Of course, such blithe invocation could easily lead too far down the road to “inconsiderate folly” and “pestiferous nonsense.” As one author noted, there is “nothing so dangerous as a maxim”: 107
Better that any number of savings-banks be robbed than that one innocent person be condemned as a burglar! Better that any number of innocent men, women, and children should be waylaid, robbed, ravished, and murdered by wicked, wilful, and depraved malefactors, than that one innocent person should be convicted and punished for the perpetration of one of this infinite multitude of crimes, by an intelligent and well-meaning though mistaken court and jury! Better any amount of crime than one mistake in well-meant endeavors to suppress or prevent it! 108….
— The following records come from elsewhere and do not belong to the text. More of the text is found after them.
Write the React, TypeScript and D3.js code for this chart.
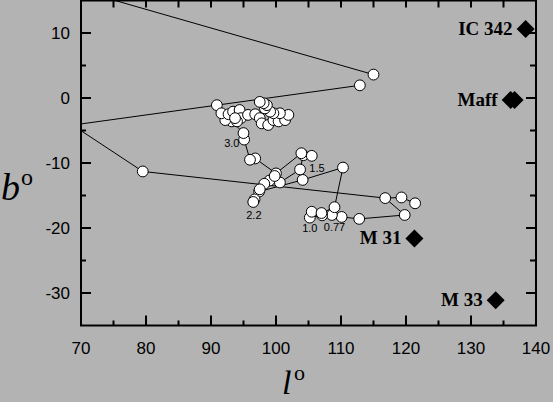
import React from 'react'
import * as d3 from 'd3'

type Pt = [number, number]

// trajectory pieces (l, b) in degrees; first points of the outer pieces lie off the frame
const outerTrackA: Pt[] = [[62, 18.8], [115.0, 3.6]]
const outerTrackB: Pt[] = [[112.9, 1.95], [90.9, -1.1], [62, -5.1]]
const outerTrackC: Pt[] = [[62, 0.25], [79.5, -11.3], [116.8, -15.4], [119.3, -15.3], [121.4, -16.2]]
const lowerTrack: Pt[] = [
  [116.8, -15.4], [119.8, -18.0], [112.8, -18.6], [110.1, -18.3], [108.6, -18.0], [107.1, -18.05],
  [105.2, -18.4], [105.5, -17.5], [107.0, -17.7], [109.0, -16.8], [110.3, -10.7], [104.1, -12.6],
  [97.4, -14.4], [96.7, -15.6], [96.5, -16.0],
]
const midTrack: Pt[] = [
  [104.1, -12.6], [103.7, -11.0], [100.6, -13.0], [99.0, -12.7], [98.2, -13.2], [97.5, -14.05], [97.4, -14.4],
]
const upperTrack: Pt[] = [
  [103.7, -11.0], [104.2, -8.8], [105.5, -8.9], [103.9, -8.5], [100.0, -11.6], [99.8, -12.0],
  [100.0, -11.6], [96.8, -9.3], [96.0, -9.5], [95.1, -6.4], [95.0, -5.4],
]
const clusterTrack: Pt[] = [
  [95.0, -5.4], [93.2, -3.6], [92.2, -3.4], [91.6, -2.35], [92.7, -2.5], [93.4, -2.1], [94.4, -1.85],
  [94.6, -3.1], [94.0, -3.6], [93.7, -3.1], [95.7, -2.6], [96.8, -2.5], [97.5, -3.1], [97.8, -3.9],
  [98.8, -4.15], [99.6, -3.4], [100.4, -3.6], [101.4, -3.4], [101.9, -2.6], [100.6, -2.35], [99.6, -2.35],
  [99.1, -2.1], [98.3, -1.6], [98.6, -1.1], [98.1, -0.8], [97.5, -0.6],
]
const tracks = [outerTrackA, outerTrackB, outerTrackC, lowerTrack, midTrack, upperTrack, clusterTrack]

// epoch labels next to the trajectory
const epochText = ['3.0', '1.5', '2.2', '1.0', '0.77']
const epochL = [93.2, 106.3, 96.6, 105.2, 109.0]
const epochB = [-7.5, -11.4, -18.6, -20.6, -20.5]

// galaxies
const diamondL = [138.4, 136.1, 136.7, 121.3, 133.8]
const diamondB = [10.6, -0.3, -0.3, -21.6, -31.1]
const galaxyNames = ['IC 342', 'Maff', 'M 31', 'M 33']
const galaxyL = [138.4, 136.1, 121.3, 133.8]
const galaxyB = [10.6, -0.3, -21.6, -31.1]

const xTicks = [70, 80, 90, 100, 110, 120, 130, 140]
const xMinor = [75, 85, 95, 105, 115, 125, 135]
const topTicks = [75, 80, 85, 90, 95, 100, 105, 110, 115, 120, 125, 130, 135]
const yTicks = [-30, -20, -10, 0, 10]
const yMinor = [-25, -15, -5, 5]

const W = 553
const H = 402

export default function App() {
  const x = d3.scaleLinear().domain([70, 140]).range([81, 536])
  const y = d3.scaleLinear().domain([-35, 15]).range([325.5, 0.5])
  const line = d3.line<Pt>().x(d => x(d[0])).y(d => y(d[1]))

  const seen = new Set<string>()
  const circles: Pt[] = []
  tracks.forEach(t => t.forEach(p => {
    const k = p.join(',')
    if (seen.has(k) || p[0] < 70 || p[1] > 15) return
    seen.add(k)
    circles.push(p)
  }))

  const diamond = d3.symbol(d3.symbolSquare, 162)()
  const left = x(70), right = x(140), top = y(15), bottom = y(-35)

  return (
    <svg width={W} height={H} style={{ position: 'absolute', left: 0, top: 0 }}>
      <rect width={W} height={H} fill="#b3b3b3" />
      <defs>
        <clipPath id="plot">
          <rect x={left} y={top} width={right - left} height={bottom - top} />
        </clipPath>
      </defs>

      <g clipPath="url(#plot)">
        {tracks.map((t, i) => (
          <path key={i} d={line(t) ?? ''} fill="none" stroke="#000" strokeWidth={1} />
        ))}
        {circles.map((p, i) => (
          <circle key={i} cx={x(p[0])} cy={y(p[1])} r={5.4} fill="#fff" stroke="#000" strokeWidth={1} />
        ))}
      </g>

      {epochText.map((t, i) => (
        <text key={t} x={x(epochL[i])} y={y(epochB[i])} textAnchor="middle"
          fontFamily="Liberation Sans, Arial, sans-serif" fontSize={11} fill="#000">{t}</text>
      ))}

      {diamondL.map((l, i) => (
        <path key={i} d={diamond} transform={`translate(${x(l)},${y(diamondB[i])}) rotate(45)`} fill="#000" />
      ))}
      {galaxyNames.map((n, i) => (
        <text key={n} x={x(galaxyL[i]) - 13} y={y(galaxyB[i]) + 6} textAnchor="end"
          fontFamily="Liberation Serif, Times New Roman, serif" fontWeight="bold" fontSize={19} fill="#000">{n}</text>
      ))}

      {/* frame and ticks */}
      <g stroke="#000" strokeWidth={2}>
        <rect x={left} y={top} width={right - left} height={bottom - top} fill="none" />
        {xTicks.map(t => <line key={'xb' + t} x1={x(t)} x2={x(t)} y1={bottom} y2={bottom - 10} />)}
        {xMinor.map(t => <line key={'xm' + t} x1={x(t)} x2={x(t)} y1={bottom} y2={bottom - 5} />)}
        {topTicks.map(t => <line key={'xt' + t} x1={x(t)} x2={x(t)} y1={top} y2={top + 7} />)}
        {yTicks.map(t => <line key={'yl' + t} x1={left} x2={left + 10} y1={y(t)} y2={y(t)} />)}
        {yMinor.map(t => <line key={'ylm' + t} x1={left} x2={left + 5} y1={y(t)} y2={y(t)} />)}
        {yTicks.map(t => <line key={'yr' + t} x1={right} x2={right - 10} y1={y(t)} y2={y(t)} />)}
        {yMinor.map(t => <line key={'yrm' + t} x1={right} x2={right - 6} y1={y(t)} y2={y(t)} />)}
      </g>

      <g fontFamily="Liberation Sans, Arial, sans-serif" fontSize={17} fill="#000">
        {xTicks.map(t => (
          <text key={t} x={x(t)} y={bottom + 28} textAnchor="middle">{t}</text>
        ))}
        {yTicks.map(t => (
          <text key={t} x={left - 11} y={y(t) + 6} textAnchor="end">{t}</text>
        ))}
      </g>

      <g fontFamily="Liberation Serif, Times New Roman, serif" fill="#000">
        <text x={1} y={200} fontSize={38} fontStyle="italic">b</text>
        <text x={21} y={185} fontSize={24}>o</text>
        <text x={282} y={394} fontSize={34} fontStyle="italic">l</text>
        <text x={294} y={380} fontSize={22}>o</text>
      </g>
    </svg>
  )
}
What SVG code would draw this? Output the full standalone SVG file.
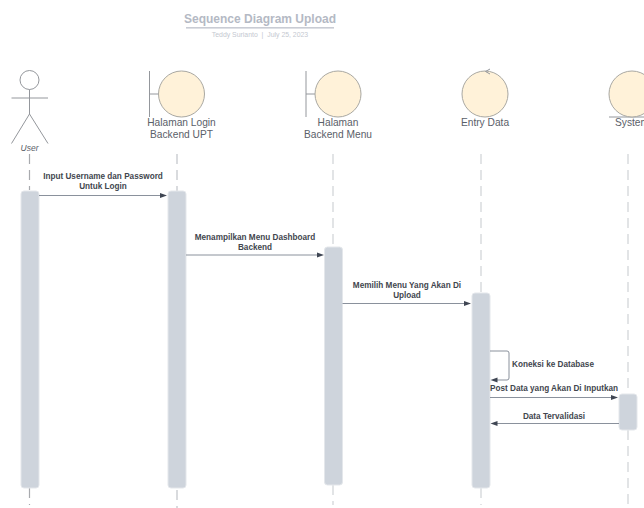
<svg xmlns="http://www.w3.org/2000/svg" width="644" height="508" viewBox="0 0 644 508">
<style>
text{font-family:"Liberation Sans",Arial,sans-serif;text-anchor:middle;white-space:pre}
.t{font-size:12px;font-weight:bold;fill:#b4b9c4}
.s{font-size:6.900px;fill:#c4c8d0}
.n{font-size:10.200px;fill:#5a6069}
.u{font-size:8.500px;font-style:italic;fill:#5a6069}
.m{font-size:8.200px;font-weight:bold;fill:#42464e}
.ll{stroke:#cfd2d6;stroke-width:1.200;stroke-dasharray:10 6;fill:none}
.st{stroke:#94979c;stroke-width:1;fill:none}
.c{fill:#fff2d9;stroke:#a9a8a2;stroke-width:1}
.a{fill:#ced4dc;stroke:#e4e7eb;stroke-width:1}
.w{stroke:#8a919c;stroke-width:1;fill:none}
.h{fill:#3f4653}
</style>
<g id="title">
<text class="t" x="260" y="23">Sequence Diagram Upload</text>
<rect x="186" y="27" width="148" height="1.600" fill="#c9ccd4"/>
<text class="s" x="260" y="37">Teddy Surianto  |  July 25, 2023</text>
</g>
<g id="lifelines">
<path class="ll" d="M29.500 154V190" style="stroke:#a8aaae"/>
<path class="ll" d="M29.500 488V505" style="stroke:#a8aaae"/>
<path class="ll" d="M177 154V191M177 490V508" style="stroke:#c0c3c8"/>
<path class="ll" d="M333 154V247M333 485V505"/>
<path class="ll" d="M481 154V293M481 488V505"/>
<path class="ll" d="M628 154V394M628 430V505"/>
</g>
<g id="node-user">
<circle cx="29.500" cy="80" r="9.500" fill="#fff" stroke="#94979c"/>
<path class="st" d="M29.500 89.500V114M11.500 98H48M29.500 114L11.500 143.500M29.500 114L48 143.500"/>
<text class="u" x="29.500" y="151">User</text>
</g>
<g id="node-login">
<path class="st" d="M149.500 71V117M149.500 94H159"/>
<circle class="c" cx="181.500" cy="94" r="23"/>
<text class="n" x="181.500" y="126">Halaman Login</text>
<text class="n" x="181.500" y="138">Backend UPT</text>
</g>
<g id="node-menu">
<path class="st" d="M306 71V117M306 94H315"/>
<circle class="c" cx="338" cy="94" r="23"/>
<text class="n" x="338" y="126">Halaman</text>
<text class="n" x="338" y="138">Backend Menu</text>
</g>
<g id="node-entry">
<circle class="c" cx="485" cy="94" r="23"/>
<path class="st" d="M490 69L485.500 71.500L490 74"/>
<text class="n" x="485" y="126">Entry Data</text>
</g>
<g id="node-system">
<path class="st" d="M609 117H644"/>
<circle class="c" cx="632" cy="94" r="23"/>
<text class="n" x="632" y="126">System</text>
</g>
<g id="activations">
<rect class="a" x="21" y="191" width="18" height="297" rx="3"/>
<rect class="a" x="168" y="191" width="18" height="297" rx="3"/>
<rect class="a" x="324.500" y="247" width="18" height="238" rx="3"/>
<rect class="a" x="472" y="293" width="18" height="195" rx="3"/>
<rect class="a" x="619" y="394" width="18" height="36" rx="3"/>
</g>
<g id="connectors">
<path class="w" d="M39 195.500H160"/><path class="h" d="M167 195.500L160 193V198Z"/>
<path class="w" d="M186 255H317"/><path class="h" d="M324 255L317 252.500V257.500Z"/>
<path class="w" d="M342.500 303.500H464"/><path class="h" d="M471 303.500L464 301V306Z"/>
<path class="w" d="M490 351H507Q509 351 509 353V378Q509 380 507 380H497"/><path class="h" d="M490.500 380L497.500 377.500V382.500Z"/>
<path class="w" d="M490 397.500H611"/><path class="h" d="M618 397.500L611 395V400Z"/>
<path class="w" d="M619 423.500H497"/><path class="h" d="M490.500 423.500L497.500 421V426Z"/>
</g>
<g id="labels">
<text class="m" x="103" y="179">Input Username dan Password</text>
<text class="m" x="103" y="189">Untuk Login</text>
<text class="m" x="255" y="240">Menampilkan Menu Dashboard</text>
<text class="m" x="255" y="250">Backend</text>
<text class="m" x="407" y="288">Memilih Menu Yang Akan Di</text>
<text class="m" x="407" y="298">Upload</text>
<text class="m" x="553" y="367">Koneksi ke Database</text>
<text class="m" x="554" y="391">Post Data yang Akan Di Inputkan</text>
<text class="m" x="554" y="419">Data Tervalidasi</text>
</g>
</svg>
Jeremy Bentham, founder of utilitarianism, warned against the warm fuzzy feeling that comes from large values of n:
We must be on guard against those sentimental exaggerations which tend to give crime impunity, under the pretext of insuring the safety of innocence. Public applause has been, so to speak, set up to auction. At first it was said to be better to save several guilty men, than to condemn a single innocent man; others, to make the maxim more striking, fix the number ten; a third made this ten a hundred, and a fourth made it a thousand. All these candidates for the prize of humanity have been outstripped by I know not how many writers, who hold, that, in no case, ought an accused person to be condemned, unless evidence amount to mathematical or absolute certainty. According to this maxim, nobody ought to be punished, lest an innocent man be punished. 128 ….
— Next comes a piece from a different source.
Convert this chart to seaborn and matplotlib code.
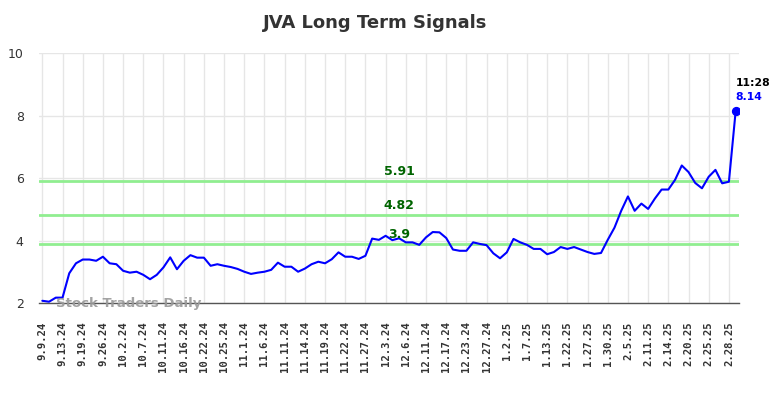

James Fitzjames Stephen suggested that Blackstone’s maxim
resembles a suggestion that soldiers should be armed with bad guns because it is better that they should miss ten enemies than that they should hit one friend. . . . Everything depends on what the guilty men have been doing, and something depends on the way in which the innocent man came to be suspected. 134….
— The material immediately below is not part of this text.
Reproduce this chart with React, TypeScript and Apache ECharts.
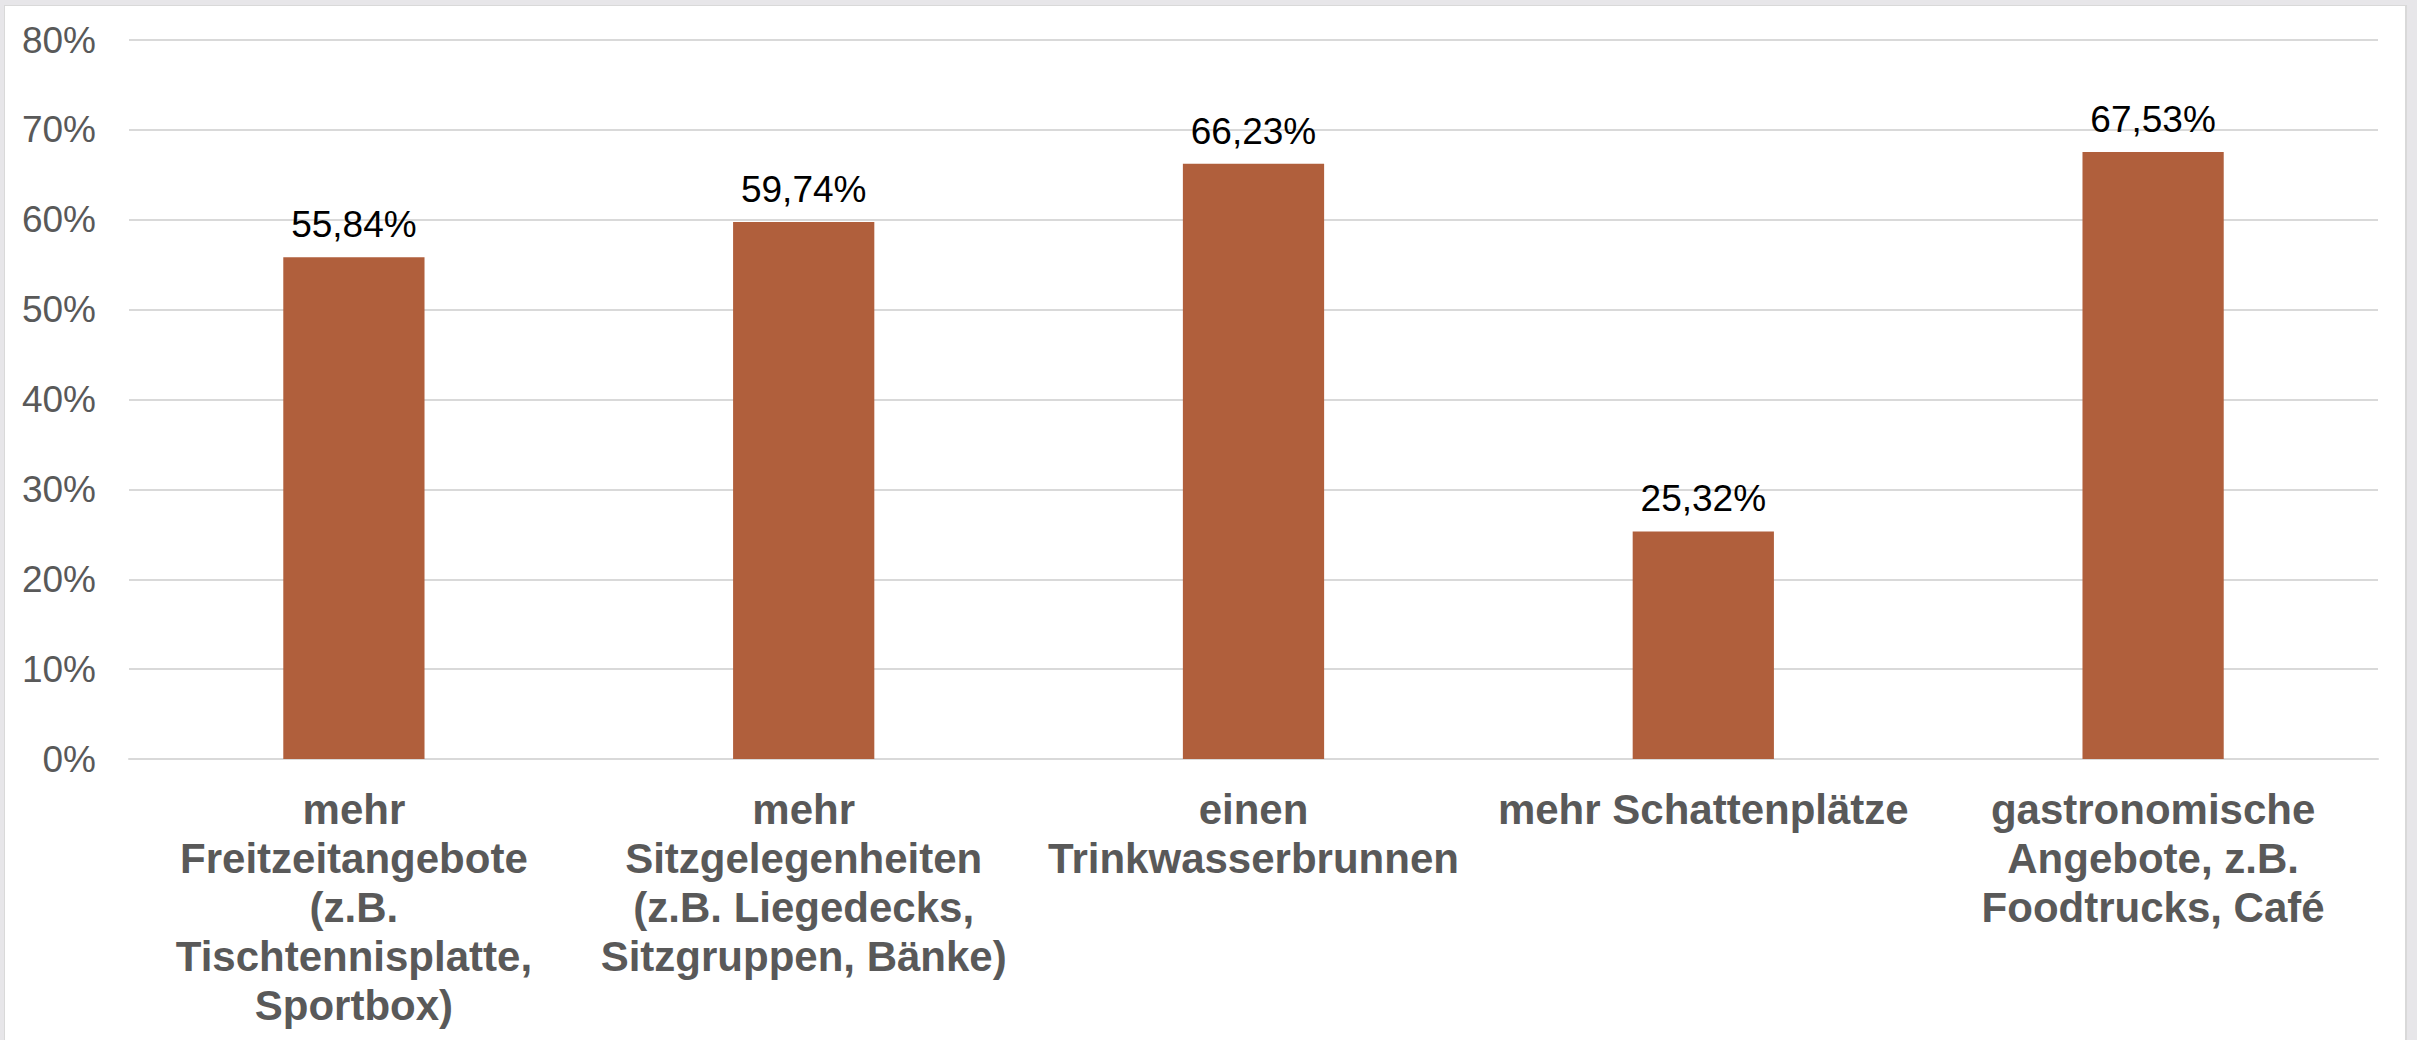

The story is told of a Chinese law professor, who was listening to a British lawyer explain that Britons were so enlightened, they believed it was better that ninety-nine guilty men go free than that one innocent man be executed. The Chinese professor thought for a second and asked, “Better for whom?” 238
That’s the question, isn’t it? Better for whom? It’s better for the guilty, who may claim more victims, but certainly not better for those victims.